Sharing the revenue model plan, Thakkar said, “We will offer a freemium model where the base service will be monetised through advertising and sponsorships. The user will have the ability to choose to pay for access to an-ad free version that will offer more premium content. For verticals like Spiritual, we are speaking with service providers for offering bundles to their user base - as it is a win-win for the user, service provider and us.”
“The initial focus will be content from India as we believe that with more and more consumers getting access to data, consumption of our content will skyrocket, and we aim to make our brands leaders in each vertical that we launch. However, we are looking at taking some higher performing international content and dubbing it into regional languages for consumption in India,” Thakkar added.
The OTT platform will be tentatively launched in the third quarter of this financial year with spiritual content.
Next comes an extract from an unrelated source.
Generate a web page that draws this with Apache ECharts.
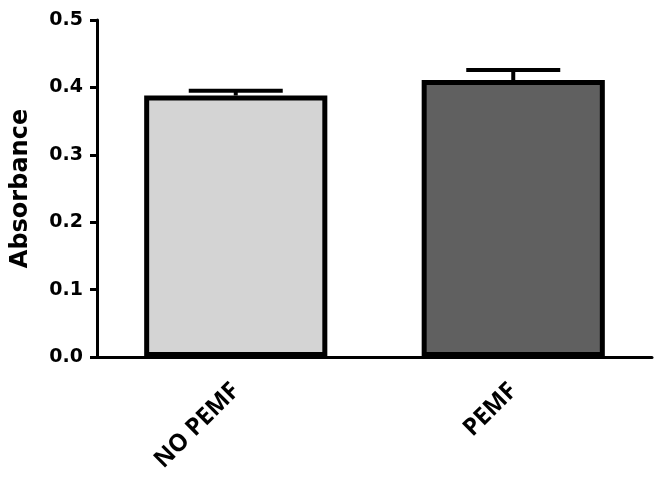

Regarding the controversy over online censorship and if it impacts the quality of content, Thakkar said, “Self-regulation, in my opinion, is a great idea and a sign of the industry coming together and being responsible. If the story is strong enough, the content will work with our without the controversial parts - and I believe that the platforms and content creators will use their best judgement to determine if the controversial part is integral to the screenplay or if the essence of the story can be narrated without it. I don't feel that the quality of content will be affected by this.”
When asked about consolidation happening in the OTT space in the next few years and if they were open to such a situation if the need arises, Kaushish said: “New industries start out fragmented and they consolidate as they mature. I believe that there will be a lot of consolidation over the next few years in the media space as that is the only way to create a greater market share from a fragmented market. Since we are one of the dominant companies in the YouTube space and larger media companies see the value of our existing subscribers, reach and owned & operated properties. We are already being approached for consolidation. If the right structure presents itself to enable us to lead in the OTT space with a strong partner, we are open to such situations.”